Ini sebuah pengalaman beberapa tahun lalu,tentang ketika teman-teman tertarik pada baju yang saya pakai dan saya beli di luar kota. Tiap kali saya memakai mereka tertarik. Mereka menitip dengan warna yang berbeda. Ukurannya adalah all size atau hanya satu ukuran. Satu hal yang sering saya lakukan jika keluar kota misal ada undangan pernikahan kerabat atau sekedar dolan adalah mencari baju atau sesuatu yang khas di sebuah kota.
Akhirnya saya pikir kenapa tidak kulakan sekalian. Nah, saya kulakan baju yang menurut saya lagi mode dan murah serta berkualitas. Dari titip menitip itu saya akhirnya memiliki reseler sepuluh orang. Ada tetangga,kerabat dan juga teman kuliah anak saya. Mereka menjualnya lewat media sosial. Ada juga kerabat yang menjual di kantornya. Laris luar biasa. Saya hanya pemilik modal dan kulakan dan berdasarkan kepercayaan mereka mengambil barang. Saya tahu persis siapa mereka, kecuali satu yaitu anak dari kenalan saya.
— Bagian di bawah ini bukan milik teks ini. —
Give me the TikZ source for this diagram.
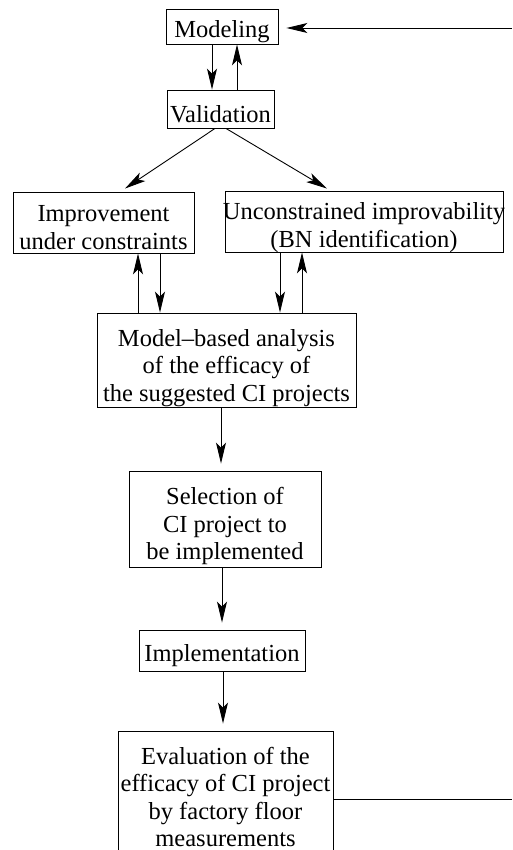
\documentclass[tikz,border=0pt]{standalone}
\usepackage{fontspec}
\setmainfont{Liberation Serif}
\usetikzlibrary{arrows.meta}
\begin{document}
\begin{tikzpicture}[x=1pt,y=-1pt,
  box/.style 2 args={draw, line width=0.9pt, inner sep=0pt,
    minimum width=#1pt, minimum height=#2pt},
  txt/.style={align=center, inner sep=0pt, font=\fontsize{24.5}{27.5}\selectfont},
  arr/.style={line width=0.9pt, -{Stealth[length=21pt,width=10pt,inset=5pt]}},
  plain/.style={line width=0.9pt}]
\useasboundingbox (0,0) rectangle (512,850);
\begin{scope}
\clip (0,0) rectangle (512,850);

% process boxes, each with its caption set slightly below centre
\node[box={112}{35}, label={[txt,yshift=-5pt]center:{Modeling}}] (mod) at (222,26.5) {};
\node[box={107}{38}, label={[txt,yshift=-5pt]center:{Validation}}] (val) at (220.5,109) {};
\node[box={181}{61}, label={[txt,yshift=-5pt]center:{Improvement\\under constraints}}] (imp) at (103.5,222.5) {};
\node[box={278}{61}, label={[txt,yshift=-6pt]center:{Unconstrained improvability\\(BN identification)}}] (unc) at (364,221.5) {};
\node[box={259}{94}, label={[txt,yshift=-8pt]center:{Model--based analysis\\of the efficacy of\\the suggested CI projects}}] (mba) at (226.5,360) {};
\node[box={192}{96}, label={[txt,yshift=-7pt]center:{Selection of\\CI project to\\be implemented}}] (sel) at (225,519) {};
\node[box={166}{41}, label={[txt,yshift=-5pt]center:{Implementation}}] (impl) at (222,650.5) {};
\node[box={215}{132}, label={[txt,yshift=0pt]center:{Evaluation of the\\efficacy of CI project\\by factory floor\\measurements}}] (eval) at (225.5,797) {};

% Modeling <-> Validation
\coordinate (m1) at ([xshift=-10pt]mod.south);
\coordinate (m2) at ([xshift=16.5pt]val.north);
\draw[arr] (m1) -- (m1 |- val.north);
\draw[arr] (m2) -- (m2 |- mod.south);

% Validation branches
\draw[arr] ([xshift=-5.5pt]val.south) -- ([xshift=21.5pt,yshift=3pt]imp.north);
\draw[arr] ([xshift=5.5pt]val.south) -- ([xshift=-37pt,yshift=2pt]unc.north);

% branches <-> model-based analysis
\coordinate (b1) at ([xshift=-88.5pt]mba.north);
\coordinate (b2) at ([xshift=-66.5pt]mba.north);
\coordinate (b3) at ([xshift=53.5pt]mba.north);
\coordinate (b4) at ([xshift=75.5pt]mba.north);
\draw[arr] (b1) -- (b1 |- imp.south);
\draw[arr] (b2 |- imp.south) -- (b2);
\draw[arr] (b3 |- unc.south) -- (b3);
\draw[arr] (b4) -- (b4 |- unc.south);

% main flow downwards
\coordinate (d1) at ([xshift=-5.5pt]mba.south);
\draw[arr] (d1) -- ([yshift=7pt]d1 |- sel.north);
\coordinate (d2) at ([xshift=-3pt]sel.south);
\draw[arr] (d2) -- ([yshift=7pt]d2 |- impl.north);
\coordinate (d3) at ([xshift=1pt]impl.south);
\draw[arr] (d3) -- ([yshift=7pt]d3 |- eval.north);

% feedback loop back to Modeling
\coordinate (fbA) at (512,799);
\coordinate (fbB) at (512,28);
\draw[plain] ([yshift=-2pt]eval.east) -- ([yshift=-2pt]eval.east -| fbA);
\draw[arr] (fbB) -- ([xshift=8pt]mod.east |- fbB);
\end{scope}
\end{tikzpicture}
\end{document}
Baju itu macam-macam ada gamis, ada daster ada baju atas, baju bawahan. Satu bulan adalah tenggat pembayaran dan lancar-lancar saja.
Saya hanya mengambil untung sedikit perbuahnya, tetapi barang yang terjual lumayan banyak. Saya sudah punya langganan penjual yang baik berasal dari Tegal atau Solo yang bisa mengirimkan barang tanpa harus kesana.
Dari sepuluh reseler yang mengambil barang saya, yaitu anak kenalan saya, ada satu yang bermasalah. Tenggat satu bulan tidak dipenuhi dan malahan menawari saya barang-barang yang bisa untuk mengganti pembayaran baju .Wah saya pikir harus saya hentikan satu orang ini. Saya hentikan lalu menjadi masalah, katanya saya tidak mempercayai dia dan orang tuanya ikut campur. Saya bilang saya berbisnis, bukan yayasan sosial. Uang harus berputar. Yang lain bahkan begitu  laku, mereka setor dan mengambil lagi.
Saya rehat dan berhenti  berjualan baju-baju batik ketika ada beberapa kesibukan lain menyita saya. Saya sering keluar kota menengok  dua anak saya yang kuliah di luar kota semua saat itu. Beberapa reseler saya mengejar kapan saya jualan lagi.
Dari jastip satu-satu akhirnya saya bisa kulakan minim ya lumayan banyak. Setiap minggu. Itu sekedar cerita lama tentang sambilan saya. Saya bilang pada para reseler saya untuk menghargai kepercayaan saya. Hanya satu dari sepuluh reseler yang terjual hingga Jakarta ,yang akhirnya saya hentikan dan bermasalah. Kalau tidak win-win solution ya harus saya hentikan.
Itulah dari pertama yang titip lama-lama jadi jualan. Meski sambilan dan ketemu para reseler yang sekaligus kerabat dan teman itu momen yang menyenangkan.